The West Virginia legislature has enacted a bill that would require that the conduct of accused child molesting teachers “be investigated fully, even if they resign.”
It also adds language about “defining grooming a student or minor.” As a local newspaper editorial put it “Giving everyone a clear understanding of what the law means by ‘grooming a student or minor’ is essential, and administrators much be certain every teacher is familiar with the law.”
(The measure, HB 4378, awaits the signature of Gov. Jim Justice.)
And Missouri lawmaker has introduced a so-called ‘Victims Bill of Rights.” Sponsored by Senator David Sater (R-Cassville), the proposal “would establish protections for survivors during and after sexual assault forensic examinations” including “the right to have a staff member or volunteer from a rape crisis center on hand during examinations and interviews with law enforcement.”
Additionally, the measure would also “ensure that survivors are never prosecuted for misdemeanor crimes based on evidence from their examinations, among other protections.”
We at Horowitz Law haven’t studied all these proposals. But we sure endorse the concepts: clarifying and codifying increased protections for those who report sexual violence AND making it harder for accused abusive teachers to quietly move elsewhere.

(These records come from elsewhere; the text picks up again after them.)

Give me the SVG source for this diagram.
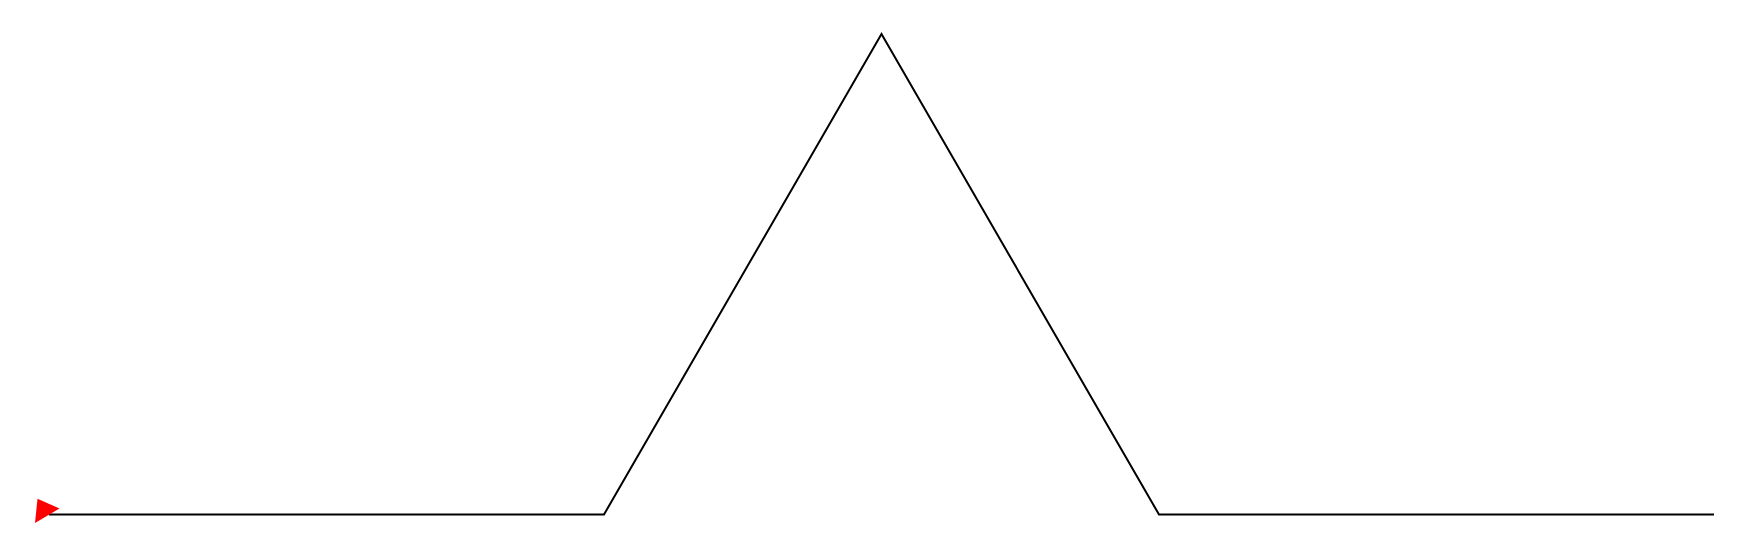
<svg xmlns="http://www.w3.org/2000/svg" width="1737" height="555" viewBox="0 0 1737 555">
<style>
.curve{fill:none;stroke:#000;stroke-width:2;stroke-linejoin:miter}
.turtle{fill:#ff0000;stroke:none}
</style>
<rect width="1737" height="555" fill="#fff"/>
<g id="connectors">
<polyline class="curve" points="49,514.5 604,514.5 881.5,34 1159,514.5 1714,514.5"/>
</g>
<g id="turtle">
<polygon class="turtle" points="59.5,508.5 37.5,498.8 35,523"/>
</g>
</svg>
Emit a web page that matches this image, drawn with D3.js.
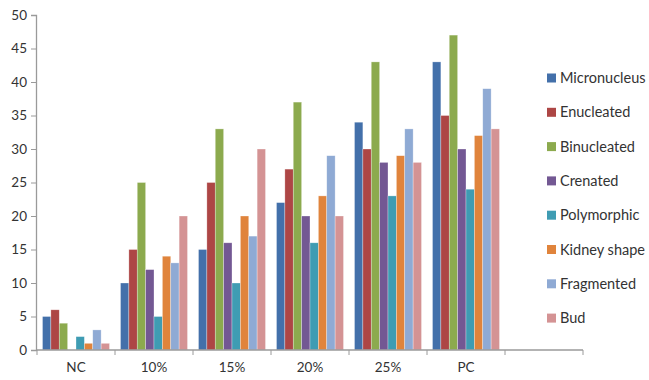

Finally, here’s something else to consider: If you’re a survivor, want to protect others and expose wrongdoers but retain your privacy, lobbying for better is a potentially good option for you. Why? Because you need not explain yourself or your motivations when pushing legislative change. Many will assume you’re a parent or a friend of a victim of sexual violence. Many others will be sensitive enough to not ask “Why are you doing this?” Regardless, you can prod and educate lawmakers about sexual violence without disclosing that you’ve experienced it.